Brief = Your task is to retype, word for word, the lines from the start of the data through the line holding "const dayTicks = 24;". Do not include the pictures.

Records with drawing code:
╔══
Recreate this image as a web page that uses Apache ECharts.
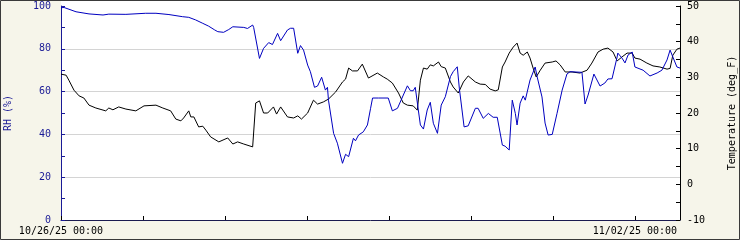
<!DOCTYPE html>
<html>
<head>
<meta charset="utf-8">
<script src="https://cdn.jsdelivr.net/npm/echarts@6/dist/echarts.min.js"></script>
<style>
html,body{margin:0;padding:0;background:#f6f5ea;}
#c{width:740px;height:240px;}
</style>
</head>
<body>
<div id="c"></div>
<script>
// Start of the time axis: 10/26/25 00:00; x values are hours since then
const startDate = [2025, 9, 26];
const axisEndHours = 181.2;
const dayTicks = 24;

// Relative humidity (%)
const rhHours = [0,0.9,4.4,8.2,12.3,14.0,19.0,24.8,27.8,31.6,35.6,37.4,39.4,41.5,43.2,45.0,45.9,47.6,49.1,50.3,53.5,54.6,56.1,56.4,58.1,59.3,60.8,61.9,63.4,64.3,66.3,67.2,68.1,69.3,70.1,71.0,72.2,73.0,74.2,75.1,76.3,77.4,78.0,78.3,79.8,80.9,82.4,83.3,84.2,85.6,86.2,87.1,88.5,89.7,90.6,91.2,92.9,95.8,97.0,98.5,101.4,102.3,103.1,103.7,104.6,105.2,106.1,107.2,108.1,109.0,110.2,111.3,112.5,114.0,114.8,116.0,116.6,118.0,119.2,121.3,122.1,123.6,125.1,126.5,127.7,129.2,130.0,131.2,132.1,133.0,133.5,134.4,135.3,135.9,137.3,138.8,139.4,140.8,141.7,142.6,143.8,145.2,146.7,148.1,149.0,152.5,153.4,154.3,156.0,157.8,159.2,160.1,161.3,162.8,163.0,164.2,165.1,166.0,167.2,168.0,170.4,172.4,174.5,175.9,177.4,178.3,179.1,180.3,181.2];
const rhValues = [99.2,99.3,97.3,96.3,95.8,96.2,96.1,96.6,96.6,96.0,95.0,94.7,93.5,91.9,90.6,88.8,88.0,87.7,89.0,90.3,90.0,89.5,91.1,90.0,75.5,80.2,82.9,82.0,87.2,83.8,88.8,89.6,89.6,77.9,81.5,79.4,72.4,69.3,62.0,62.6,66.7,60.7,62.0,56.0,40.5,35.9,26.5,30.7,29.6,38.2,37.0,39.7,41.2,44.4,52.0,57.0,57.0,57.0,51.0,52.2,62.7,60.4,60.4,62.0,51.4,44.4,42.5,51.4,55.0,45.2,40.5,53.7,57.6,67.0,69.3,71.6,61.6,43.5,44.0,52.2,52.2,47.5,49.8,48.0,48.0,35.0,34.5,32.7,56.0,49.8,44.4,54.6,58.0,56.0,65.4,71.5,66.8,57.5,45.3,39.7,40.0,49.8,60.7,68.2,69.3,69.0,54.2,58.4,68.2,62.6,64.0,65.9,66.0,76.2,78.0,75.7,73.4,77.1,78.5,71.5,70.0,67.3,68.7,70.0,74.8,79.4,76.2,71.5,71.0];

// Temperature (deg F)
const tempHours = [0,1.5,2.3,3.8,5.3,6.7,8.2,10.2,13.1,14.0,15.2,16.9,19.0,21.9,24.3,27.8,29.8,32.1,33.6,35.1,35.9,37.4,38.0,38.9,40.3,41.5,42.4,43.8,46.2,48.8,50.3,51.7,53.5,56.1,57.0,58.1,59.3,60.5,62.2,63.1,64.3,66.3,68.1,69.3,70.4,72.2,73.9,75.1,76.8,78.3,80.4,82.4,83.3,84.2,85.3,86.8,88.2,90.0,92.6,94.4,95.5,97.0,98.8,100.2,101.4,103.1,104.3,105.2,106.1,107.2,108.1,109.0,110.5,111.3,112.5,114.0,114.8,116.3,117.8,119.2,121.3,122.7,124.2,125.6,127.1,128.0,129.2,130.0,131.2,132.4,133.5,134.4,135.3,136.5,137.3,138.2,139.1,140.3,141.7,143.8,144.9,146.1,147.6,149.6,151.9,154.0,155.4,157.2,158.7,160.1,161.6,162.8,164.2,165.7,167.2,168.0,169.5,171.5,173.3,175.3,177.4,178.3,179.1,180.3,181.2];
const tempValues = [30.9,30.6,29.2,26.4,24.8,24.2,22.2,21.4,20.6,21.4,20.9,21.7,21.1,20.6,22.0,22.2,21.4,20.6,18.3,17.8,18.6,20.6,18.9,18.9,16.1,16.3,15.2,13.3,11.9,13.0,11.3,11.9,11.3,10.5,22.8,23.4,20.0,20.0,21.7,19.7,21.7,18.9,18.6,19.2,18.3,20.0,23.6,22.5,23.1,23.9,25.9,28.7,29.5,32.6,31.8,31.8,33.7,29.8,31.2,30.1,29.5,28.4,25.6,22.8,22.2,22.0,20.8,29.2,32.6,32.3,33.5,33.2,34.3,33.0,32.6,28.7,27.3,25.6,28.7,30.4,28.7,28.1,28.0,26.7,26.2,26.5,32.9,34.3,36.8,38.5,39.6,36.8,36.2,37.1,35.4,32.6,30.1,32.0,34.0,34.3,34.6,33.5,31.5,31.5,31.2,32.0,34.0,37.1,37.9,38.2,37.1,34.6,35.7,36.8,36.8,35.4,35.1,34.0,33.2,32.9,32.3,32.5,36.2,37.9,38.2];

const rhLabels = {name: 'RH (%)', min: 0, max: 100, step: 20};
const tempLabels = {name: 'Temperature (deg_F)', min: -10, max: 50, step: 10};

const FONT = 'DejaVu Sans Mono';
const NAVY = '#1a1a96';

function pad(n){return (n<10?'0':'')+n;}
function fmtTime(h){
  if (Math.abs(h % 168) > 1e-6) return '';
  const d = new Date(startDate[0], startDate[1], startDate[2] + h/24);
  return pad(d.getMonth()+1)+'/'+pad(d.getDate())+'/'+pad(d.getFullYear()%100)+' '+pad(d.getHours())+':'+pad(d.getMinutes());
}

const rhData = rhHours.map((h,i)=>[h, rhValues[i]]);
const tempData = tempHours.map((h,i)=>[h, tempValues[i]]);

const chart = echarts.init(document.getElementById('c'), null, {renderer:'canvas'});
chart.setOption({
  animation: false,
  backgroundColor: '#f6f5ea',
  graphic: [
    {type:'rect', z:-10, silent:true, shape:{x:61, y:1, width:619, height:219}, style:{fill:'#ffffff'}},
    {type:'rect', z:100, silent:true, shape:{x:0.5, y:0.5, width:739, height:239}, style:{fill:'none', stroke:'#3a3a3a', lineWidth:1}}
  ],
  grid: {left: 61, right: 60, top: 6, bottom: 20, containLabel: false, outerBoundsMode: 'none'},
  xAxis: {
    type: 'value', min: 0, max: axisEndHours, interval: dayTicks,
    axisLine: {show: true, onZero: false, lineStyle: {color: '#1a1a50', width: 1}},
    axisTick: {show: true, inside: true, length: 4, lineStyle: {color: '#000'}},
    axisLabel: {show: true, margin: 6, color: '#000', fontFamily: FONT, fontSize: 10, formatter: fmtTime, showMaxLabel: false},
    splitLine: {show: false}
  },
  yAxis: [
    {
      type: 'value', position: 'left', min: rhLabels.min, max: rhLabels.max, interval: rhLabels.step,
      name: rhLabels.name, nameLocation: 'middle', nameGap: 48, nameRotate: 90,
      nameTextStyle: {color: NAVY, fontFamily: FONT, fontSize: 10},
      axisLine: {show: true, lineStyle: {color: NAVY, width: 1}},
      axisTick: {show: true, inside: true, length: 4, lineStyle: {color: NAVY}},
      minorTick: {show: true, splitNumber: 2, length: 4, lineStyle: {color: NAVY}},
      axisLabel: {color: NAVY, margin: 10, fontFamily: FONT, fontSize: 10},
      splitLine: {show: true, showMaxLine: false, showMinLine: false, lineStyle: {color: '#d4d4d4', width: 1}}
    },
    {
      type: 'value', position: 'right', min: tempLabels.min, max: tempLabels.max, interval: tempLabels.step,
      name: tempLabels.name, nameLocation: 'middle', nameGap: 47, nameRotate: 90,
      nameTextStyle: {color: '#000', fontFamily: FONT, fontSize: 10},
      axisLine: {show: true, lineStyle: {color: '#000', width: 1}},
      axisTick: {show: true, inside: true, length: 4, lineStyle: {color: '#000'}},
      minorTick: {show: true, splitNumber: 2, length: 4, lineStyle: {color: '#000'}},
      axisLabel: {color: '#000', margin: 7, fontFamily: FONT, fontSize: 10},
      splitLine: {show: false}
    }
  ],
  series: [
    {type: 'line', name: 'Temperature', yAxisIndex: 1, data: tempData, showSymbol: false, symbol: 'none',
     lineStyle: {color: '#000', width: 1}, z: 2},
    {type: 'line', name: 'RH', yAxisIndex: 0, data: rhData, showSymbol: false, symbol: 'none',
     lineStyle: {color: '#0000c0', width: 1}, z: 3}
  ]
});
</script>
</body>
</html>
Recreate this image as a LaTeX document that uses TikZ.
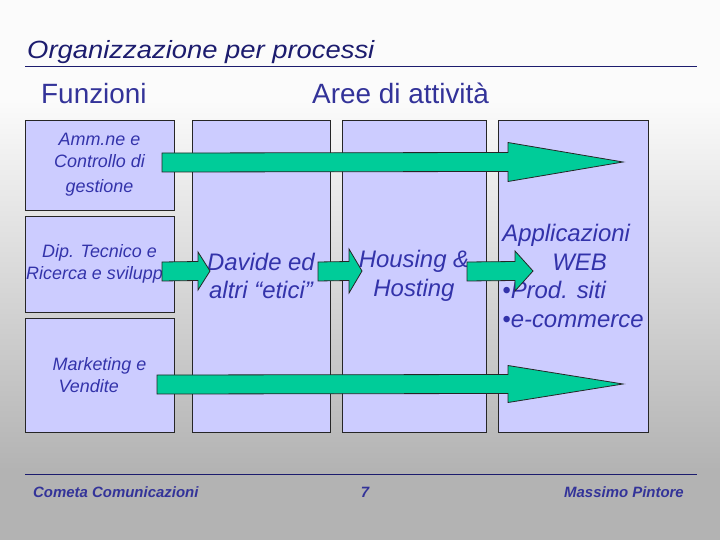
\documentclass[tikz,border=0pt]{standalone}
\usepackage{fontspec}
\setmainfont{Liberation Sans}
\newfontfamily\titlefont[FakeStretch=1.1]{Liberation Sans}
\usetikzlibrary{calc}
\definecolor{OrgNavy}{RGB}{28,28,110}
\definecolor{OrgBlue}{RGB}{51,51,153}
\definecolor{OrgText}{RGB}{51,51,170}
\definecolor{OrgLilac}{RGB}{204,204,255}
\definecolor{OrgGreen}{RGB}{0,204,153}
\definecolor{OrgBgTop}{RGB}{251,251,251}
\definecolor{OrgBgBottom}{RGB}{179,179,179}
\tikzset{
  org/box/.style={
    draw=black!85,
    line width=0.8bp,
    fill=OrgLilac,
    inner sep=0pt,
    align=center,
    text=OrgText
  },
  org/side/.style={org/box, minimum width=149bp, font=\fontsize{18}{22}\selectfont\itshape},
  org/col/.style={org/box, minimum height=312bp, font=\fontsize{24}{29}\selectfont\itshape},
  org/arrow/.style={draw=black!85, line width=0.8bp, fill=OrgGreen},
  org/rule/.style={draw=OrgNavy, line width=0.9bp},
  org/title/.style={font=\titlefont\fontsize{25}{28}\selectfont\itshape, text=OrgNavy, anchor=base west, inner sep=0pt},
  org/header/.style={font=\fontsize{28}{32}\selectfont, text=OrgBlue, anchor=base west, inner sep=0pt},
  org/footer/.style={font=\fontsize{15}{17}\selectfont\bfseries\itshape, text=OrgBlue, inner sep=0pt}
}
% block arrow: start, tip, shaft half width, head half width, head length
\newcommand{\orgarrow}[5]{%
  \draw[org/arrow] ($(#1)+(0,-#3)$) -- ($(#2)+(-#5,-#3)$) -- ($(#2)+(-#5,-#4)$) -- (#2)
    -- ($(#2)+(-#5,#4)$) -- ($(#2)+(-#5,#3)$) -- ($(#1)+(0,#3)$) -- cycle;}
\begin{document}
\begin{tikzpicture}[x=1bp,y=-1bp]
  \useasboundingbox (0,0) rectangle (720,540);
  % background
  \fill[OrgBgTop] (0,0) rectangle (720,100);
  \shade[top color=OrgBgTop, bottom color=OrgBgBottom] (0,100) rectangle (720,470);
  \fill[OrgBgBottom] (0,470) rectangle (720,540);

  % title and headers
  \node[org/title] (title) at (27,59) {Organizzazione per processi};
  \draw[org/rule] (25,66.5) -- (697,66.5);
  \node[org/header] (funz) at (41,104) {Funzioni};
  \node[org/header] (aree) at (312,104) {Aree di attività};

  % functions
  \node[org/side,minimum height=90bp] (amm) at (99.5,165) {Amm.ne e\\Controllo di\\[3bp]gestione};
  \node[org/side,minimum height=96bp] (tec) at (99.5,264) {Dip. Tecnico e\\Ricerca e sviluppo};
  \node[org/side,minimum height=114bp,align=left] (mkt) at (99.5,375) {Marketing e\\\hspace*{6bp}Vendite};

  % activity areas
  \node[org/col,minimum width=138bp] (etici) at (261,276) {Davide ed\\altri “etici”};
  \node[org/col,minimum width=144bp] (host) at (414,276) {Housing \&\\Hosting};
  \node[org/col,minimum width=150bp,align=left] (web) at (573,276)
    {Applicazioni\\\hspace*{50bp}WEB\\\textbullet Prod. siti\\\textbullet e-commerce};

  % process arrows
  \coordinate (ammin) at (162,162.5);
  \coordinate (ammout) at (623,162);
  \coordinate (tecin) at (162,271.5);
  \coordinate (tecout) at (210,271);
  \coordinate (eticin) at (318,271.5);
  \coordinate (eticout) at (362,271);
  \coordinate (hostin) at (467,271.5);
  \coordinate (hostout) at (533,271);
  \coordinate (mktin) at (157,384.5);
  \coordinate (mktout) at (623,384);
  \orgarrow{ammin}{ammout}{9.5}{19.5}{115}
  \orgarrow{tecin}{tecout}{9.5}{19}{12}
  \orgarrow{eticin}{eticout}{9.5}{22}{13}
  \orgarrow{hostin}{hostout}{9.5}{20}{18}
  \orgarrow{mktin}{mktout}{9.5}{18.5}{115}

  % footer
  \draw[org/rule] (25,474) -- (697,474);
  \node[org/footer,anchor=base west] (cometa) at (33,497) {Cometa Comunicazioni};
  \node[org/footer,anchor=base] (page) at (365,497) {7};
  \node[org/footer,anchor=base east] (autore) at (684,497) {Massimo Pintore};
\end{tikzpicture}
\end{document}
╚══
Solution to this problem =
Recreate this image as a web page that uses Apache ECharts.
<!DOCTYPE html>
<html>
<head>
<meta charset="utf-8">
<script src="https://cdn.jsdelivr.net/npm/echarts@6/dist/echarts.min.js"></script>
<style>
html,body{margin:0;padding:0;background:#f6f5ea;}
#c{width:740px;height:240px;}
</style>
</head>
<body>
<div id="c"></div>
<script>
// Start of the time axis: 10/26/25 00:00; x values are hours since then
const startDate = [2025, 9, 26];
const axisEndHours = 181.2;
const dayTicks = 24;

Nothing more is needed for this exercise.